Last week we peered at Ford’s economy champion of the 70’s, and now it’s the turn of The General. It’s the rapid-selling Chevy Chevette.
Click on the images to make ’em bigger.
“You can show your best friend how roomy the Chevette is. Even if he’s 6’3″”
Well, that’s me out, then. However, smaller folk would find plenty of space inside Chevy’s smallest car – because it really wasn’t very small at all. At just over 4 metres long, it’s not far short of a first-generation Ford Focus. It took a Mk1 Fiesta to show people how small the Chevette wasn’t.
Its low price came from its simplicity, not its size. The Chevette was as conventional as they came, with coil springs all round and a torque-tube live axle at the back. All you needed to get you down the road.
“If you know somebody who likes getting compliments for his efficiency, tell him about Chevette. They’re made for each other”
Do people like that exist? You don’t get catchy crossheads like that any more.
Anyway, you got a choice of a 1.4-litre or an Isuzu-sourced 1.6-litre OHC motor. 57hp for the former, 63hp from the latter. Not a ball of fire, the Chevette, but that’s not what it was about. Mechanical inertness was the deal here.
That and practicality. It may only have had three doors, but it wanted to be a wagon.
“There are a lot of reasons for recommending Chevette as a wise buy. One very good one is the people you bought it from”

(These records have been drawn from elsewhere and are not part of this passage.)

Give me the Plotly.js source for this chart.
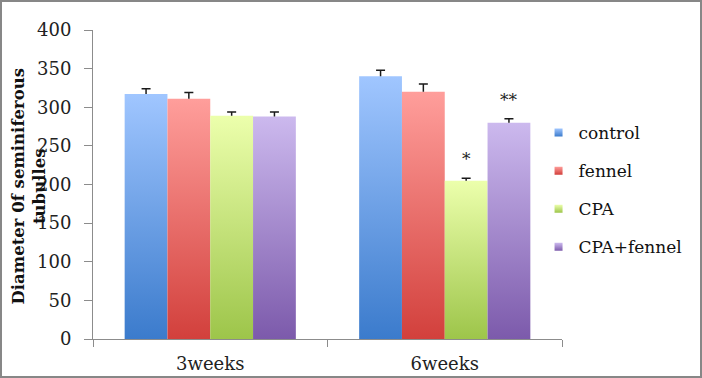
<!DOCTYPE html>
<html><head><meta charset="utf-8">
<script src="https://cdn.plot.ly/plotly-3.0.1.min.js"></script>
<style>
html,body{margin:0;padding:0;background:#fff;}
#wrap{position:relative;width:702px;height:378px;}
#chart{width:702px;height:378px;}
#frame{position:absolute;left:0;top:0;width:702px;height:378px;box-sizing:border-box;border:2px solid #878787;pointer-events:none;}
</style></head>
<body>
<div id="wrap"><div id="chart"></div><div id="frame"></div></div>
<script>
const categories = ['3weeks', '6weeks'];
const seriesNames = ['control', 'fennel', 'CPA', 'CPA+fennel'];
const control = [317, 340];
const fennel = [311, 320];
const cpa = [289, 205];
const cpaFennel = [288, 280];
const controlErr = [7, 8];
const fennelErr = [8, 10];
const cpaErr = [5, 3];
const cpaFennelErr = [6, 5];
const significance = [['', ''], ['', ''], ['', '*'], ['', '**']];
const yTicks = [0, 50, 100, 150, 200, 250, 300, 350, 400];

const values = [control, fennel, cpa, cpaFennel];
const errs = [controlErr, fennelErr, cpaErr, cpaFennelErr];
const gradTop = ['#a0c6ff', '#ff9e9b', '#ecffac', '#ccb9ee'];
const gradBot = ['#3b7bcc', '#d2403c', '#9dc54a', '#7c5aab'];
const midCol = ['#6a9fe6', '#e86f6b', '#c4e27a', '#a488cc'];
const SERIF = 'DejaVu Serif, serif';

const traces = seriesNames.map((n, i) => ({
  type: 'bar', name: n, x: categories, y: values[i],
  legendgroup: 'g' + i,
  marker: {color: midCol[i], line: {width: 0}},
  error_y: {type: 'data', array: errs[i], arrayminus: errs[i].map(() => 0), symmetric: false,
            color: '#1a1a1a', thickness: 1.5, width: 4.5}
}));

const bargap = 0.27;
const nS = seriesNames.length;
const annotations = [];
significance.forEach((row, i) => {
  row.forEach((txt, j) => {
    if (!txt) return;
    annotations.push({
      x: categories[j], y: values[i][j] + errs[i][j], xref: 'x', yref: 'y',
      text: txt, showarrow: false, yanchor: 'bottom', yshift: 7,
      xshift: ((i + 0.5) / nS - 0.5) * (1 - bargap) * 234,
      font: {family: SERIF, size: 17, color: '#222'}
    });
  });
});
annotations.push({
  xref: 'paper', yref: 'paper', x: 0, y: 0.5, xshift: -65, yshift: -2, textangle: -90,
  text: '<b>Diameter 0f seminiferous<br>tubulles</b>', showarrow: false,
  xanchor: 'center', yanchor: 'middle', align: 'center',
  font: {family: SERIF, size: 16.5, color: '#111'}
});

const layout = {
  width: 702, height: 378,
  margin: {l: 93, r: 140, t: 30, b: 39},
  paper_bgcolor: '#fff', plot_bgcolor: '#fff',
  barmode: 'group', bargap: bargap, bargroupgap: 0,
  font: {family: SERIF, size: 17, color: '#222'},
  xaxis: {type: 'category', showline: true, linecolor: '#8c8c8c', linewidth: 1,
          ticks: 'outside', tickson: 'boundaries', ticklen: 7, tickcolor: '#8c8c8c',
          ticklabelstandoff: 8,
          showgrid: false, tickfont: {family: SERIF, size: 18, color: '#222'}, fixedrange: true},
  yaxis: {range: [0, 400], tickvals: yTicks, showline: true, linecolor: '#8c8c8c', linewidth: 1,
          ticks: 'outside', ticklen: 8, tickcolor: '#8c8c8c', showgrid: false, zeroline: false,
          ticklabelstandoff: 9,
          tickfont: {family: SERIF, size: 18, color: '#222'}, fixedrange: true},
  legend: {x: 0.95, xanchor: 'left', y: 0.725, yanchor: 'top', tracegroupgap: 13,
           font: {family: SERIF, size: 17, color: '#111'}, bgcolor: 'rgba(0,0,0,0)'},
  showlegend: true,
  annotations: annotations
};

Plotly.newPlot('chart', traces, layout, {displayModeBar: false, staticPlot: true}).then(gd => {
  const svg = gd.querySelector('svg.main-svg');
  const ns = 'http://www.w3.org/2000/svg';
  let defs = svg.querySelector('defs');
  if (!defs) { defs = document.createElementNS(ns, 'defs'); svg.insertBefore(defs, svg.firstChild); }
  gradTop.forEach((c, i) => {
    const lg = document.createElementNS(ns, 'linearGradient');
    lg.setAttribute('id', 'bgrad' + i);
    lg.setAttribute('x1', '0'); lg.setAttribute('y1', '0'); lg.setAttribute('x2', '0'); lg.setAttribute('y2', '1');
    const s1 = document.createElementNS(ns, 'stop'); s1.setAttribute('offset', '0'); s1.setAttribute('stop-color', c);
    const s2 = document.createElementNS(ns, 'stop'); s2.setAttribute('offset', '1'); s2.setAttribute('stop-color', gradBot[i]);
    lg.appendChild(s1); lg.appendChild(s2); defs.appendChild(lg);
  });
  gd.querySelectorAll('.barlayer .trace.bars').forEach((t, i) => {
    t.querySelectorAll('.point path').forEach(p => { p.style.fill = 'url(#bgrad' + i + ')'; });
  });
  // keep only the upper cap of each error bar
  gd.querySelectorAll('.errorbar path.yerror').forEach(p => {
    const d = p.getAttribute('d') || '';
    p.setAttribute('d', d.replace(/m-?[\d.]+,0h[\d.]+$/, ''));
  });
  gd.querySelectorAll('.legend .traces').forEach((t, i) => {
    t.querySelectorAll('.legendpoints path').forEach(p => {
      p.style.fill = 'url(#bgrad' + i + ')';
      p.setAttribute('d', 'M-4,-4H4V4H-4Z');
    });
  });
});
</script>
</body></html>
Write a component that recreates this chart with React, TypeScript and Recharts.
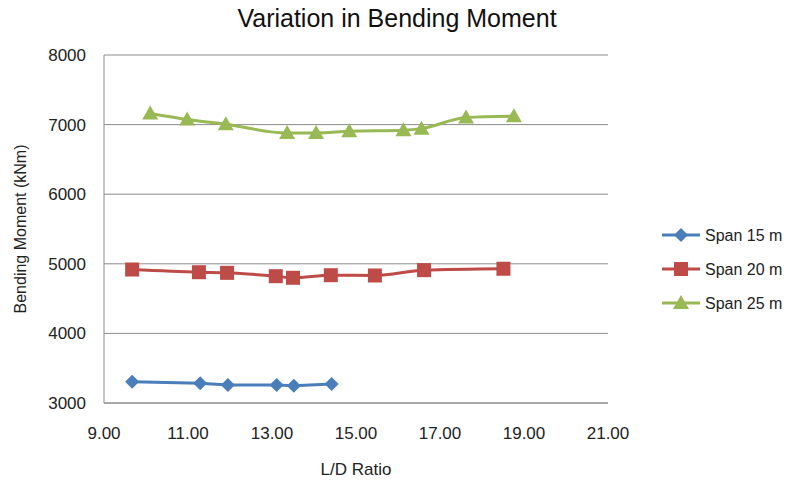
import React from "react";
import { LineChart, Line, XAxis, YAxis, CartesianGrid } from "recharts";

const xTicks = [9, 11, 13, 15, 17, 19, 21];
const yTicks = [3000, 4000, 5000, 6000, 7000, 8000];

const span15X = [9.67, 11.29, 11.95, 13.11, 13.52, 14.42];
const span15Y = [3306, 3283, 3259, 3259, 3249, 3273];

const span20X = [9.67, 11.26, 11.93, 13.09, 13.5, 14.4, 15.45, 16.62, 18.51];
const span20Y = [4918, 4879, 4870, 4822, 4799, 4836, 4832, 4909, 4929];

const span25X = [10.1, 10.98, 11.9, 13.36, 14.05, 14.84, 16.13, 16.56, 17.62, 18.76];
const span25Y = [7158, 7072, 7004, 6879, 6879, 6904, 6918, 6942, 7101, 7120];

const seriesNames = ["Span 15 m", "Span 20 m", "Span 25 m"];
const seriesColors = ["#4a7ebb", "#be4b48", "#98b954"];

const toRows = (xs: number[], ys: number[]) => xs.map((x, i) => ({ x, y: ys[i] }));

const FONT = "'Liberation Sans', Arial, sans-serif";

const marker = (shape: string, color: string, cx: number, cy: number, key?: any) => {
  if (shape === "diamond") {
    return <path key={key} d={`M${cx},${cy - 7} L${cx + 7},${cy} L${cx},${cy + 7} L${cx - 7},${cy} Z`} fill={color} />;
  }
  if (shape === "square") {
    return <rect key={key} x={cx - 7} y={cy - 7} width={14} height={14} fill={color} />;
  }
  return <path key={key} d={`M${cx},${cy - 8} L${cx + 8},${cy + 6} L${cx - 8},${cy + 6} Z`} fill={color} />;
};

const shapes = ["diamond", "square", "triangle"];

const makeDot = (idx: number) => (props: any) =>
  marker(shapes[idx], seriesColors[idx], props.cx, props.cy, `${idx}-${props.index}`);

// legend drawn by hand so the markers sit on the line like Excel's
const LegendBox = () => (
  <svg width={130} height={90} style={{ position: "absolute", left: 660, top: 222 }}>
    {seriesNames.map((name, i) => {
      const y = 13 + i * 34;
      return (
        <g key={name}>
          <line x1={2} x2={40} y1={y} y2={y} stroke={seriesColors[i]} strokeWidth={3} />
          {marker(shapes[i], seriesColors[i], 21, y)}
          <text x={45} y={y + 6} fontSize={16} fill="#222" fontFamily={FONT}>{name}</text>
        </g>
      );
    })}
  </svg>
);

export default function App() {
  return (
    <div style={{ position: "absolute", left: 0, top: 0, width: 788, height: 482, background: "#fff" }}>
      <div style={{ position: "absolute", left: 3, top: 4, width: 788, textAlign: "center", fontFamily: FONT, fontSize: 25, color: "#111" }}>
        Variation in Bending Moment
      </div>
      <LineChart width={788} height={482} margin={{ top: 55, right: 180, bottom: 0, left: 0 }}>
        <CartesianGrid vertical={false} stroke="#8c8c8c" />
        <XAxis
          type="number"
          dataKey="x"
          domain={[9, 21]}
          ticks={xTicks}
          allowDataOverflow
          height={79}
          tickSize={0}
          tickMargin={24}
          stroke="#8c8c8c"
          tick={{ fill: "#222", fontSize: 17, fontFamily: FONT }}
          tickFormatter={(v: number) => v.toFixed(2)}
          label={{ value: "L/D Ratio", position: "insideBottom", offset: 7, fill: "#222", fontSize: 17, fontFamily: FONT }}
        />
        <YAxis
          type="number"
          domain={[3000, 8000]}
          ticks={yTicks}
          width={104}
          tickSize={0}
          tickMargin={18}
          stroke="#8c8c8c"
          tick={{ fill: "#222", fontSize: 17, fontFamily: FONT }}
          label={{ value: "Bending Moment (kNm)", angle: -90, position: "insideLeft", offset: 20, style: { textAnchor: "middle" }, fill: "#222", fontSize: 16, fontFamily: FONT }}
        />
        <Line data={toRows(span15X, span15Y)} dataKey="y" name={seriesNames[0]} type="linear" stroke={seriesColors[0]} strokeWidth={3} dot={makeDot(0)} activeDot={false} isAnimationActive={false} />
        <Line data={toRows(span20X, span20Y)} dataKey="y" name={seriesNames[1]} type="monotone" stroke={seriesColors[1]} strokeWidth={3} dot={makeDot(1)} activeDot={false} isAnimationActive={false} />
        <Line data={toRows(span25X, span25Y)} dataKey="y" name={seriesNames[2]} type="monotone" stroke={seriesColors[2]} strokeWidth={3} dot={makeDot(2)} activeDot={false} isAnimationActive={false} />
      </LineChart>
      <LegendBox />
    </div>
  );
}
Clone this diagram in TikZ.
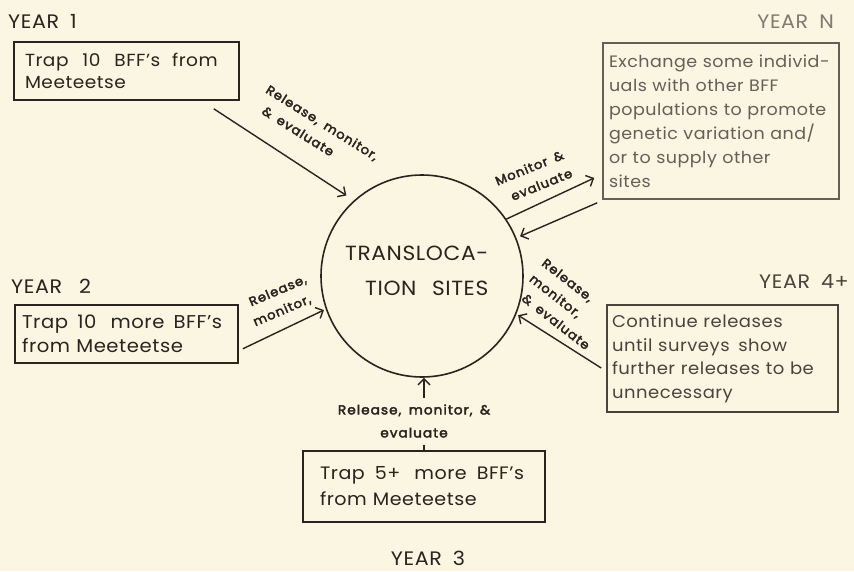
\documentclass[tikz,border=0pt]{standalone}
\usepackage{fontspec}
\setmainfont{Poppins}[LetterSpace=3,WordSpace=1.8,FakeStretch=1.06]
\newfontfamily\labfont{Poppins}[LetterSpace=8,WordSpace=1.6,FakeBold=3,FakeStretch=1.05]
\usetikzlibrary{arrows.meta}
\definecolor{bg}{RGB}{250,246,226}
\definecolor{ink}{RGB}{40,36,31}
\definecolor{inkN}{RGB}{100,95,88}
\definecolor{yrN}{RGB}{128,123,115}
\definecolor{ink4}{RGB}{72,68,62}
\newcommand{\wsp}[1]{\hspace{#1pt}}
\begin{document}
\begin{tikzpicture}[x=1pt,y=-1pt,
  box/.style={draw=ink, line width=1.6pt, rectangle, align=left, inner ysep=0pt, text=ink,
    font=\fontsize{17}{23}\selectfont},
  year/.style={text=ink, font=\fontsize{19.5}{21}\selectfont, inner sep=0pt},
  lab/.style={text=ink, font=\labfont\fontsize{12.5}{20}\selectfont, inner sep=0pt},
  arr/.style={draw=ink, line width=1.4pt, -{Straight Barb[length=6pt,width=12pt]}},
]
\fill[bg] (0,0) rectangle (854,571);
\useasboundingbox (0,0) rectangle (854,571);

% circle
\node[draw=ink, line width=1.6pt, circle, minimum size=202pt, inner sep=0pt] (c) at (422,276) {};
\node[anchor=base west, inner sep=0pt, text=ink, font=\fontsize{20.5}{24}\selectfont] (t1) at (345,260) {TRANSLOCA-};
\node[anchor=base west, inner sep=0pt, text=ink, font=\fontsize{20.5}{24}\selectfont] (t2) at (365,295) {TION\wsp{4} SITES};

% year labels
\node[year, anchor=base west] (y1) at (8,28) {YEAR 1};
\node[year, anchor=base east, text=yrN] (yN) at (834,28) {YEAR N};
\node[year, anchor=base west] (y2) at (11,293) {YEAR\wsp{6} 2};
\node[year, anchor=base east, text=ink4] (y4) at (849,288) {YEAR 4+};
\node[year, anchor=base] (y3) at (428,565) {YEAR 3};

% boxes
\node[box, minimum width=225pt, minimum height=58pt, text width=203pt, inner xsep=11pt,
  font=\fontsize{17.5}{22}\selectfont] (b1) at (126.5,71)
  {\mbox{Trap\wsp{8} 10\wsp{8} BFF's\wsp{6} from}\\Meeteetse};
\node[box, minimum width=223pt, minimum height=58pt, text width=209pt, inner xsep=7pt,
  font=\fontsize{18.5}{24}\selectfont] (b2) at (126.5,334)
  {\mbox{Trap\wsp{3} 10\wsp{8} more\wsp{3} BFF's}\\from Meeteetse};
\node[box, minimum width=242pt, minimum height=71pt, text width=208pt, inner xsep=17pt,
  font=\fontsize{18}{26}\selectfont] (b3) at (424,486.5)
  {\mbox{Trap\wsp{4} 5+\wsp{8} more\wsp{4} BFF's}\\from Meeteetse};
\node[box, draw=inkN, text=inkN, minimum width=232pt, minimum height=156pt, text width=224pt, inner xsep=6pt,
  font=\fontsize{16.5}{24}\selectfont] (bN) at (721,121)
  {\mbox{Exchange some individ-}\\uals with other BFF\\populations to promote\\genetic variation and/\\or to supply other\\sites};
\node[box, draw=ink4, text=ink4, minimum width=231pt, minimum height=107pt, text width=221pt, inner xsep=5pt,
  font=\fontsize{17}{23.5}\selectfont] (b4) at (722.5,358.5)
  {Continue releases\\until surveys \,show\\further releases to be\\unnecessary};

% connectors
\draw[arr, shorten >=9pt] ([shift={(-26,8)}]b1.south east) -- (c.132);
\draw[arr] (c.34) -- ([shift={(-8,57)}]bN.west);
\draw[arr, shorten >=4pt] ([shift={(-5,3)}]bN.south west) -- (c.22);
\draw[arr, shorten >=2pt] ([shift={(4,-15)}]b2.south east) -- (c.199);
\draw[arr, shorten >=2pt] ([shift={(-5,9.5)}]b4.west) -- (c.-22);
\draw[arr] (b3.north) -- (b3.north |- c.south);

% connector labels
\node[lab, align=left, rotate=-32] (l1) at (317,131) {Release, monitor,\\\hspace*{8pt}\& evaluate};
\node[lab, align=center, rotate=22] (lN) at (533,177) {Monitor \&\\\hspace*{10pt}evaluate};
\node[lab, align=left, rotate=23] (l2) at (280,301) {\hspace*{4pt}Release,\\monitor,};
\node[lab, align=left, rotate=-38] (l4) at (566,304) {Release,\\monitor,\\\hspace*{6pt}\& evaluate};
\node[lab, align=center, fill=bg, inner xsep=2pt, inner ysep=7pt, font=\labfont\fontsize{13}{23}\selectfont] (l3) at (414,421) {Release, monitor, \&\\evaluate};
\end{tikzpicture}
\end{document}
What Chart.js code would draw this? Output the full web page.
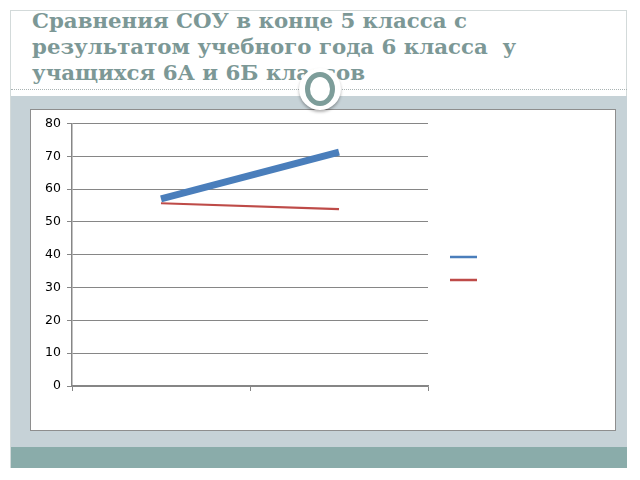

Again, unless you’re shopping for domestic insurance or a mortgage, you just don’t find advertising copy like that any more. Chevy knew it would be futile to convince anybody that Chevette was a lifestyle product. There was little fantasy that your humble hatchback was an aspirational machine.
It didn’t have to be miserably basic, though.
“Some final, friendly persuasion from Chevy dealers everywhere, who have all these 1977 Chevette choices and options available for you.”
Oh, so there was a little hard sell. And why not?! Check out the choice! You could opt for anything from the bare-bones Scooter to a jaunty Rally Sport with a front passenger assist grip (a grab handle?), a volt meter and a rev counter! Or, there was the Sandpiper special edition, in Cream Gold or Antique White.
It’s funny how dissimilar the Chevy Chevette was to its T Platform cousins elsewhere on the globe. And I’ve never really understood why the uniquely-styled British interpretation of the model (which looked totally different to the rather more square-cut Opel Kadett), was also called Chevette. In the USA, the name had traction, being close to Chevelle, Corvette and translating to “Baby Chevrolet”. In the UK, it really didn’t mean much at all. But this didn’t prevent it from selling very well indeed.
Anybody have any Chevette tales of note?